We drove and drove. We touched every state but hardly any cities. We drove on red highways and blue highways and lost our way at least three times a day. We met people who helped us, directed us, advised us, laughed with us and at us and never once did anything to harm us. Their accents and inflections were different from ours, different from each other's; but for kindness and humor and good sense, they were all one. We ate pick-up picnics and at local coffee shops and diners and on Indian reservations. We slept in inexpensive motels and cheap roadside cabins. But that was long ago. Other experiences would come later and separately.
There were, in all, ten cross-country drives before that part of life ended. In the years since, I have traveled well beyond the States. I've been to great cities, eaten in fine restaurants, slept in grand hotels, driven in luxurious cars. And yet, often, I find myself looking back on those halcyon days that seem so simple and full of wonder when everything was new. I think of this country's variety and contrasts and distinctiveness, of its being both the strong father and the warm earth mother.

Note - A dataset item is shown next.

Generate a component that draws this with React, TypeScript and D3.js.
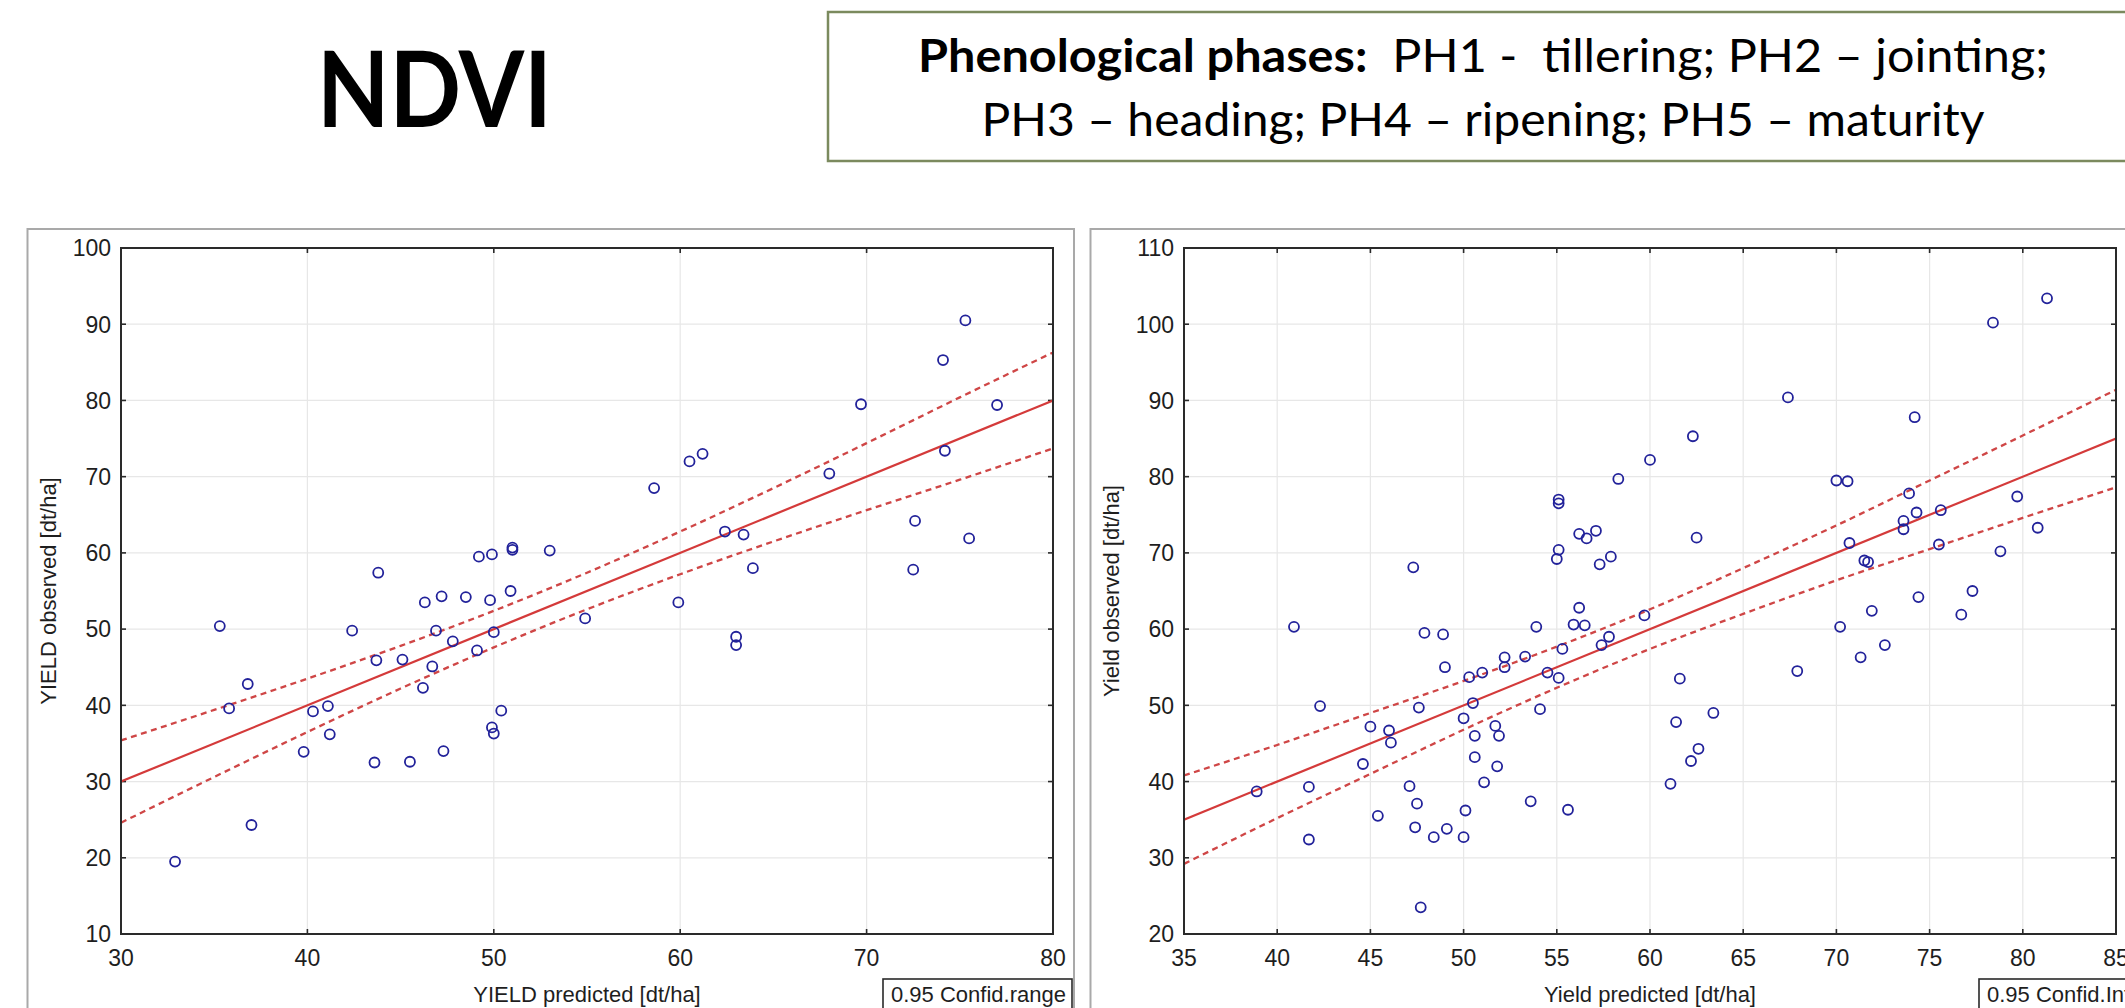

And I remember vividly the wonder of seeing it all for the first time. I cannot recapture those youthful days. I wouldn't try. But I would like to drive from coast to coast one more time, feeling that sense of freedom, making no reservations, cutting to a country road on a whim, stopping each day when it feels time to stop, experiencing once more the incredible varieties of otherness that create our togetherness, the wonderful anomaly that is America. This time, though, I'd like to do it in a sound, comfortable car, one with a strong reverse gear.